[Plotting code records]
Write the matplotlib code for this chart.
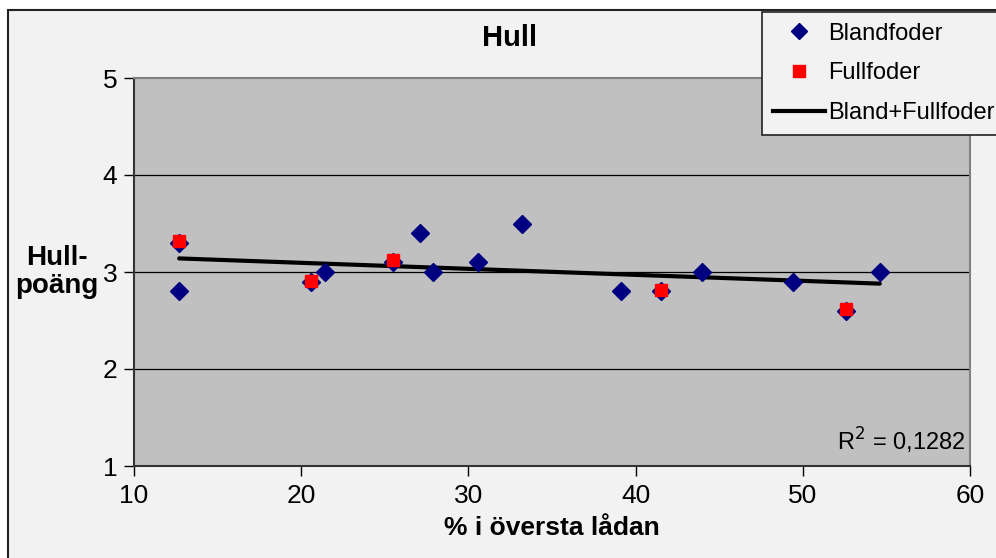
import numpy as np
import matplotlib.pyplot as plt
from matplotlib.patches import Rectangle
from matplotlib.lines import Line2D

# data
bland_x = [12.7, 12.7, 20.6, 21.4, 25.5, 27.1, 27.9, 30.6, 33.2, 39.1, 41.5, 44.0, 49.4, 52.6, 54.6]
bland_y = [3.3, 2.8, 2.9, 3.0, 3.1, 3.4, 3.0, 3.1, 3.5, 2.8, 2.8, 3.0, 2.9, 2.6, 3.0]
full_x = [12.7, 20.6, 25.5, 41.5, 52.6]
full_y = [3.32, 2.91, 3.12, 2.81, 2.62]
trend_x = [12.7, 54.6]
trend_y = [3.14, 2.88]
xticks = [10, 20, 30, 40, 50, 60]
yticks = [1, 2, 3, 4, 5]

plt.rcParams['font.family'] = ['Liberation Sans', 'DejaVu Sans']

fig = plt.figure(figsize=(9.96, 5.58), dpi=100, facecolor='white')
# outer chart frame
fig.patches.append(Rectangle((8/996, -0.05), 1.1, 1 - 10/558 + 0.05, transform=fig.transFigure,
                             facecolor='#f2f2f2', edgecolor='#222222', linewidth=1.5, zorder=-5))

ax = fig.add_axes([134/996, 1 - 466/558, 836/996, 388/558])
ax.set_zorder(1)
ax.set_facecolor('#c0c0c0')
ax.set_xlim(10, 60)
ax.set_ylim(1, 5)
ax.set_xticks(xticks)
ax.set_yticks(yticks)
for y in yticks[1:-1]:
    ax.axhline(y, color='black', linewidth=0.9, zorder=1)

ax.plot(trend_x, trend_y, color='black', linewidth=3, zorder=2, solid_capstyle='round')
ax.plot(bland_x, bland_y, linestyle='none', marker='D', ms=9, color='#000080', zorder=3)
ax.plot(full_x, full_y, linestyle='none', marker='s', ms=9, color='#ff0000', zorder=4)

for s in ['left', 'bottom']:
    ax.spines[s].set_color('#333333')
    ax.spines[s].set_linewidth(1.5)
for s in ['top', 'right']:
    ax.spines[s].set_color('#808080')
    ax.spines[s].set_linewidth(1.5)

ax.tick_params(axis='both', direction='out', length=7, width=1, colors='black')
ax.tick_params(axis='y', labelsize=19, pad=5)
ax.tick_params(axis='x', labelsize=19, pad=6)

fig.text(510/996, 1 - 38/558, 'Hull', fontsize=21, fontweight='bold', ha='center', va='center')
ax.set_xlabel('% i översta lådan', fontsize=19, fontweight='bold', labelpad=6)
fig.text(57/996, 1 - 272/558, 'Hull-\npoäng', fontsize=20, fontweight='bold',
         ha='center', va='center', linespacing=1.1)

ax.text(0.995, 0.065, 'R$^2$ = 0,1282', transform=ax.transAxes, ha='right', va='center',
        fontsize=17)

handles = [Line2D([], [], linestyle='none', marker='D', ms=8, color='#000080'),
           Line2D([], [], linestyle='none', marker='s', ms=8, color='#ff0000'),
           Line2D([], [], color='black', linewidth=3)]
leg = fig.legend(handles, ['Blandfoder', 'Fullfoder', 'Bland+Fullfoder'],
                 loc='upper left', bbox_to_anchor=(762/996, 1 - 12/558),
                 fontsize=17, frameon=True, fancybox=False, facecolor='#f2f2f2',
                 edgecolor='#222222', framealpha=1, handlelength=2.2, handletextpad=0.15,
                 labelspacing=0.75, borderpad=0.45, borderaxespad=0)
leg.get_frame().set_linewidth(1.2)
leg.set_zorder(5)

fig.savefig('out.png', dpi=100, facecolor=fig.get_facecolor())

* * *

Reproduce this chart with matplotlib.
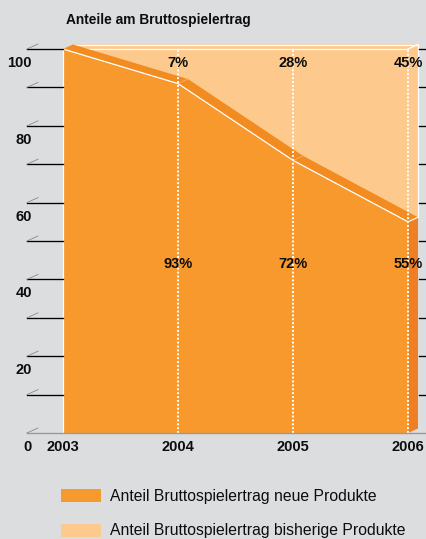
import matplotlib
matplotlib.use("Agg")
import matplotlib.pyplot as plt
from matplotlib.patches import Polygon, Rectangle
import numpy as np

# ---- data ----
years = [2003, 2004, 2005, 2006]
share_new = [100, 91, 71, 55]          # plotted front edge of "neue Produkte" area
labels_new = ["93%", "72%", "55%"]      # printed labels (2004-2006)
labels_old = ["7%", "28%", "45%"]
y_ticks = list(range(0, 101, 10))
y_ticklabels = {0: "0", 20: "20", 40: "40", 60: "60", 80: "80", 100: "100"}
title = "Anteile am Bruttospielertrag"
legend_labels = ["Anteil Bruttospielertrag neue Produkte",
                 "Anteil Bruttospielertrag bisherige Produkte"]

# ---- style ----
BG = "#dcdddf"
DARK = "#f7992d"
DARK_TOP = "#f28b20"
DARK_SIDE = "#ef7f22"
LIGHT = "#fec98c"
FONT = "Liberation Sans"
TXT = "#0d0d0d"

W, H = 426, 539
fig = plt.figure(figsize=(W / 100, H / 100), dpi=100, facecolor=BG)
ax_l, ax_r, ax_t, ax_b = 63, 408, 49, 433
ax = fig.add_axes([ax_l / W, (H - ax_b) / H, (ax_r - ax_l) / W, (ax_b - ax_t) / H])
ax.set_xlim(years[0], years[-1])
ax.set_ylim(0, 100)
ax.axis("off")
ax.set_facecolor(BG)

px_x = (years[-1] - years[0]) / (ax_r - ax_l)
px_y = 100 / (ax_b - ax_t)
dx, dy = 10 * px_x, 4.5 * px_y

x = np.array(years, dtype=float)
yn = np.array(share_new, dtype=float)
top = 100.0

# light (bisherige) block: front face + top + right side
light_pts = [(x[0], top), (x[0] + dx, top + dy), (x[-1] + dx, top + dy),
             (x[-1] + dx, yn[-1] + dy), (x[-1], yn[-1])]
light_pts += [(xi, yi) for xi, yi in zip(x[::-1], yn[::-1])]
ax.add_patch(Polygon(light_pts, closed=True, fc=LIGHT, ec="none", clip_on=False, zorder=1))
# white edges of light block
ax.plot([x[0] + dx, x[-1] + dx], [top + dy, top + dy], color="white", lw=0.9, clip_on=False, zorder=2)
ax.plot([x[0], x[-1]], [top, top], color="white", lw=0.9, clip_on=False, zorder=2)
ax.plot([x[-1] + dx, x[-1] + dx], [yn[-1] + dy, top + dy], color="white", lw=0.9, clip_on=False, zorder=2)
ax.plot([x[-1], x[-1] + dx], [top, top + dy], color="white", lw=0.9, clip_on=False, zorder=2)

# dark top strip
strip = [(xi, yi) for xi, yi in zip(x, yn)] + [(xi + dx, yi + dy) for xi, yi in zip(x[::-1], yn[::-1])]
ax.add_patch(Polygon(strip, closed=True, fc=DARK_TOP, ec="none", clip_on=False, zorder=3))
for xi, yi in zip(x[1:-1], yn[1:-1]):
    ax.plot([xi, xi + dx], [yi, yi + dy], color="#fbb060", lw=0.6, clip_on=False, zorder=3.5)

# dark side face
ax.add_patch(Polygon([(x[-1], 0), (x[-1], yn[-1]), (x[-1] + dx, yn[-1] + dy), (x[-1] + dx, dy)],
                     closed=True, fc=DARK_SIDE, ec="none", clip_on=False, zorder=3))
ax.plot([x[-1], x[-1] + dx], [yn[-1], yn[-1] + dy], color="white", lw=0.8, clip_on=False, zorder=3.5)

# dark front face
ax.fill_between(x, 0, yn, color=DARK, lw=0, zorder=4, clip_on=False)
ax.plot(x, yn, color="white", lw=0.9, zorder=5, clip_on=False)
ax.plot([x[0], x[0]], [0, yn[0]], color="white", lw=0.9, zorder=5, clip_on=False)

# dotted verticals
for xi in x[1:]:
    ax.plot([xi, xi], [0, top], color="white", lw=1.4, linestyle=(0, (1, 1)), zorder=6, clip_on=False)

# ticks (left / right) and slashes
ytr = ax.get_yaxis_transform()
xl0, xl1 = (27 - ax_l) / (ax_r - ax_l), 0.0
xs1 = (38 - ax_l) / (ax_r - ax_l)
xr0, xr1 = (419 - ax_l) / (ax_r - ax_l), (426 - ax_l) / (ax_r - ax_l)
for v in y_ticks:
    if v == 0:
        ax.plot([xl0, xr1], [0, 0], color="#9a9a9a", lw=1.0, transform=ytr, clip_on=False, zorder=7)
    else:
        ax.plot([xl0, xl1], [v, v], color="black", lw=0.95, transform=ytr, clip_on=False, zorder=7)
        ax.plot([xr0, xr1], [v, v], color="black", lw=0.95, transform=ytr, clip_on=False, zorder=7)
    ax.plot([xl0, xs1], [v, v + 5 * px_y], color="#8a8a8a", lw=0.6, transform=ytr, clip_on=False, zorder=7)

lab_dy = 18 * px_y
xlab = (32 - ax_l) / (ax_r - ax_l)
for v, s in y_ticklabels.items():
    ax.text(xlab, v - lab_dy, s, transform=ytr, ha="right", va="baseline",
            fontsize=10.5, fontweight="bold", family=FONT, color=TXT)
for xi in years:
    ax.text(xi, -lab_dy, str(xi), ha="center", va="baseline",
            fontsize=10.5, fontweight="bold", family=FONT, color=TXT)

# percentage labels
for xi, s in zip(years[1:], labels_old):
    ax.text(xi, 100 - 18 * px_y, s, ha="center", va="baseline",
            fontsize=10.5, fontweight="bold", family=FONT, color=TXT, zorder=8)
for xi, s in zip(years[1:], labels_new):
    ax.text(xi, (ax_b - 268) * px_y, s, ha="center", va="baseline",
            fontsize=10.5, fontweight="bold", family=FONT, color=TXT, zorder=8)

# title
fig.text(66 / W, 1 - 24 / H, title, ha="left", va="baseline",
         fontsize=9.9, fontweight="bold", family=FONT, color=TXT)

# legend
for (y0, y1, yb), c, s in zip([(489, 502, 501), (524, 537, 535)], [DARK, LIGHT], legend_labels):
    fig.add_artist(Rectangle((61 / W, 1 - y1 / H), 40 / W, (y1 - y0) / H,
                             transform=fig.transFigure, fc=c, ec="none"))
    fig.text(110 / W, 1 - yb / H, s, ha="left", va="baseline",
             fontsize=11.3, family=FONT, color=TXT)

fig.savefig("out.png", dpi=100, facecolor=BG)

## DIRECTIONS
What's needed is an exact copy of the lines above from the one with "Write the matplotlib code for this chart." through the one with "yticks = [1, 2, 3, 4, 5]", both included; the pictures stay out.

## RESPONSE TO THE TASK
Write the matplotlib code for this chart.
import numpy as np
import matplotlib.pyplot as plt
from matplotlib.patches import Rectangle
from matplotlib.lines import Line2D

# data
bland_x = [12.7, 12.7, 20.6, 21.4, 25.5, 27.1, 27.9, 30.6, 33.2, 39.1, 41.5, 44.0, 49.4, 52.6, 54.6]
bland_y = [3.3, 2.8, 2.9, 3.0, 3.1, 3.4, 3.0, 3.1, 3.5, 2.8, 2.8, 3.0, 2.9, 2.6, 3.0]
full_x = [12.7, 20.6, 25.5, 41.5, 52.6]
full_y = [3.32, 2.91, 3.12, 2.81, 2.62]
trend_x = [12.7, 54.6]
trend_y = [3.14, 2.88]
xticks = [10, 20, 30, 40, 50, 60]
yticks = [1, 2, 3, 4, 5]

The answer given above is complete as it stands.